For those looking for inspiration, Michigan.org/deals posts new deals regularly from cooking classes at the Grand Hotel on Mackinac Island to bike tour trips with lodging at the Royal Park Hotel in metro Detroit.
Related: Mackinac Island named best island in continental U.S. by Travel + Leisure
Look for off-season promotions, hotel deals
Going to Mackinac Island? Travel influencer Cassondra Scott, 37, provides consulting to plan a cost-effective day or overnight trip. Scott, originally from Alma, worked on the island for nine summers and offers a local’s perspective.
Scott takes her 4-year-old son to Mackinac at least once a year. Most trips, she stays off the island and finds a hotel that includes breakfast so they’re fueled before the ferry ride, she said.
Scott logs on every Black Friday to get a buy-one, get-one ferry ticket deal from Star Line. The ferry company also runs offers for holidays and off-season promotions in the spring and fall.
She suggests following Mackinac businesses on social media to catch those limited-time deals or even last-minute cancellations that free up rooms at a discounted cost.
Pack snacks, reusable water bottles
No matter what, Scott warns travelers will be paying more for the basics on the island. She suggests coming prepared with snacks and a reusable water bottle, especially for families or group travelers.
“Five people at $3 bottle of water or more is $15 when that $15 could have actually just rented a bicycle for the day,” she said. “You don’t necessarily need to splurge on the things that aren’t the splurge things.”
Related: Michigan 2022 travel trends: Where to go, what to expect when trip planning
After college, Scott used her winter break from the island to see the world and was a full-time traveler for five years. She made it to three continents, more than 20 countries and half of the United States.
Take a hop-on, hop-off tour
When traveling to big cities for the first time, Scott suggests booking a hop-on, hop-off tour. It will cut down on Uber rides and get travelers to hots spots, Scott said. During a Los Angeles trip, she used the tour as her main mode of transportation, sightseeing along the way.
“It gives me a good idea of the layout of the city and to kind of get this overview before you dive right in,” Scott said.
Planning ahead and doing research before she lands is key, but in some cases, people need to be there in-person to decide what’s worthwhile, she said.
“You just never know, like you don’t know how an area feels until you get to that area,” she said. “You can look at photos and say ‘Wow, that’s pretty’ but when you actually stand there sometimes it’s not as pretty as that photo feels.”

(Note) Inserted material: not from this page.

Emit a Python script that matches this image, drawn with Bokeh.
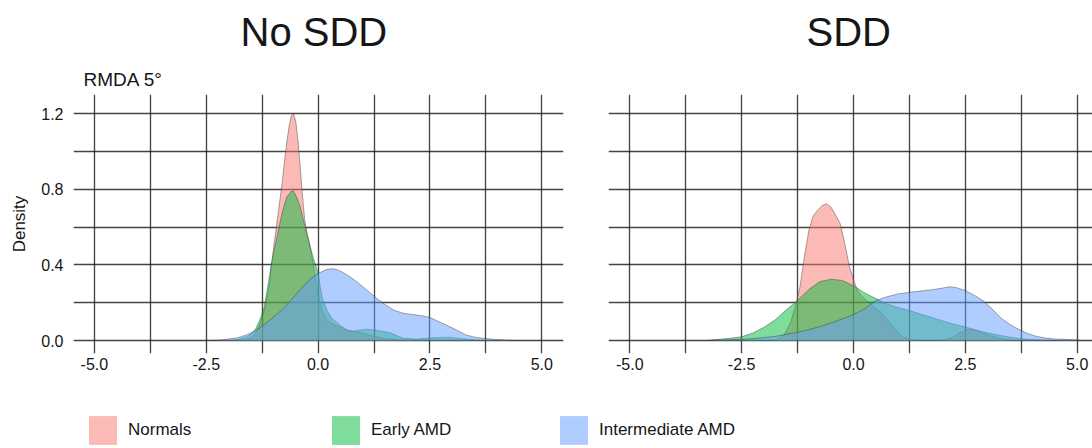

Scott uses the app SkyScanner to determine the cheapest time of year to fly to a bucket-list destination or, when she has a free weekend, the cheapest flight to anywhere.
Bike, not ride
When she arrives, Scott opts to walk or bike which she recommends to save costs, and enhance the experience.
“I like to engage all of my senses when I go somewhere,” she said. “Either walking or riding a bike, you can you can smell it, you can hear it, you can feel it. If you’re in a car and a bus, you’re more enclosed and aren’t actually aware of the streets and buildings.”
Track flights and buy low
For those less spontaneous trips, Scott uses the Hopper app to track flights. Her family is headed to Disney this fall and she’s been watching the prices since April so she can purchase low.
There, she plans to limit the cost of eating out by getting groceries delivered. Scott said some of her best travel tips are using “everyday hacks” on the road.
Plan and prioritize
More than anything, Scott recommends travelers decide what their goal is before they leave so they can prioritize time and money on seeing or doing what they’re most anticipating.
“I’m not always super cheap on everything,” Scott said. “Little do you know how many other corners I cut just to make that one thing possible.”